At least, if nearly all Alice’s papers report results for all the \(\mu\)s, Bob knows that the bias from just using Alice’s likelihood ratio when available will be small and he may be able to get by without all the detail and complication.

This isn’t quite the same as publication bias, though it’s related. At least if \(q\) is given and we know Alice’s criteria, she always publishes information about every analysis that would be sufficient for likelihood inference not only about \(\mu_i=0\) vs \(\mu_i=\delta\), but even for point and interval estimation of \(\mu_i\). Alice isn’t being evil here. She’s not hiding negative results; they just aren’t that interesting.

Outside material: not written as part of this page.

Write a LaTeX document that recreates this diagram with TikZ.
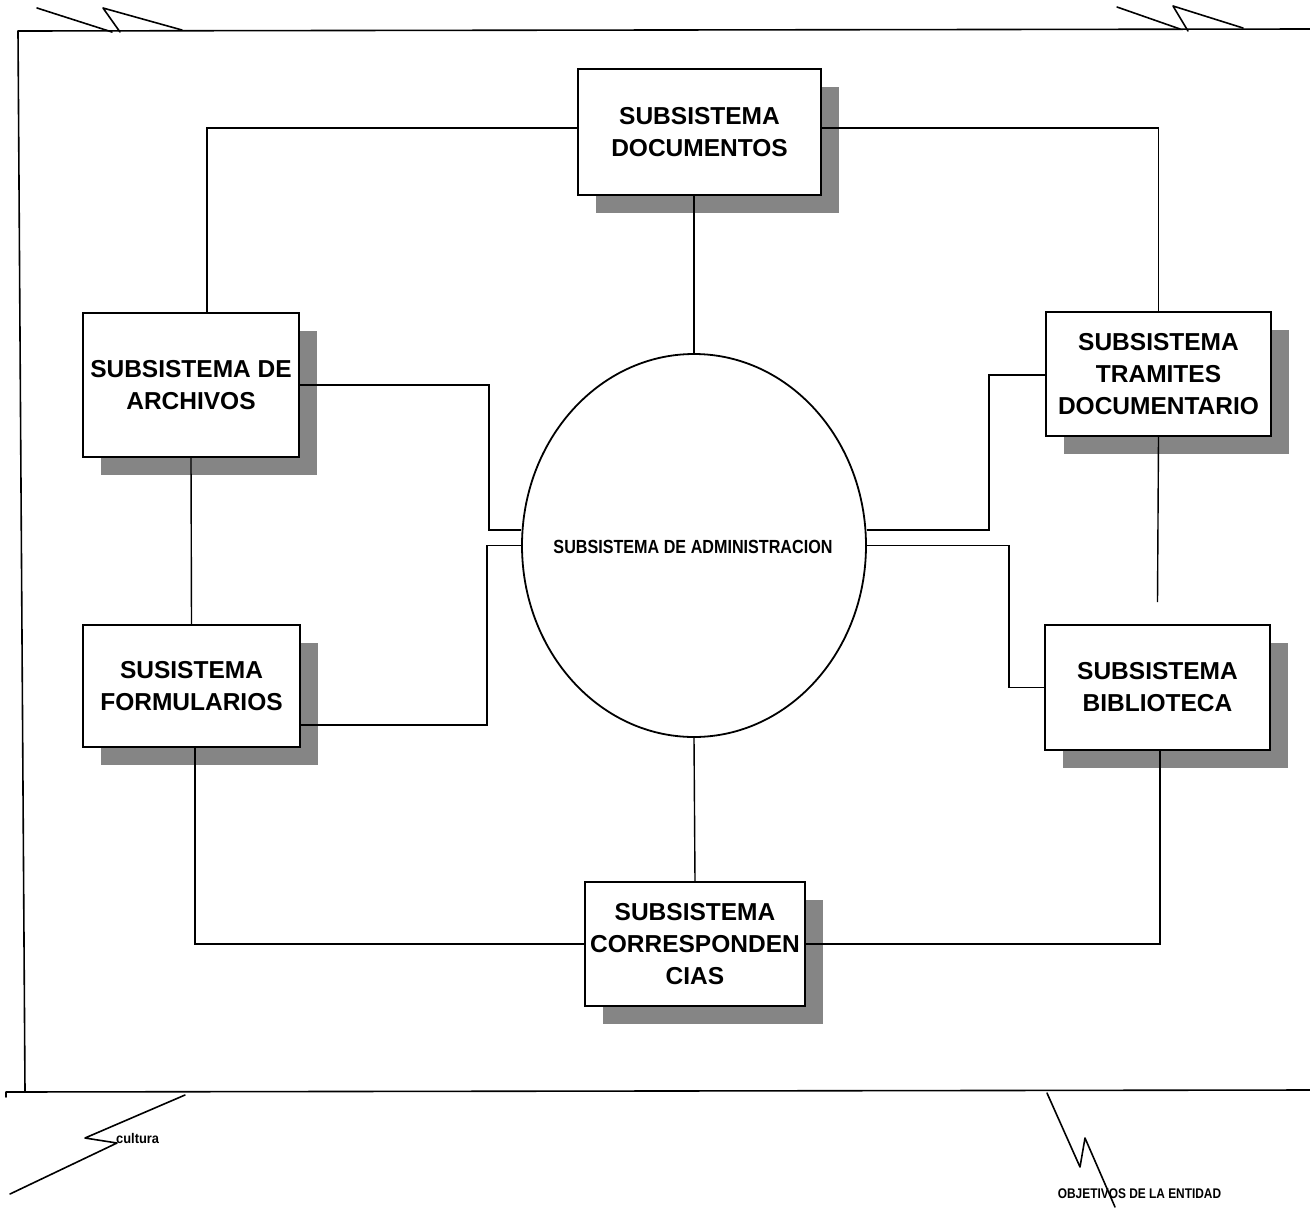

Of course, the problem would go away if Alice published, say, posterior distributions or point and interval estimates for all \(\mu_i\), at least if \(p\) isn’t large enough that the complete set could be sensitive

tl;dr:  If I can’t get your data or at least (approximately) sufficient statistics, my conclusions may depend on details of your analysis and decision making that don’t affect your conclusions. And if you ever just report “was/wasn’t significant,” Bob will hunt you down and make you regret it.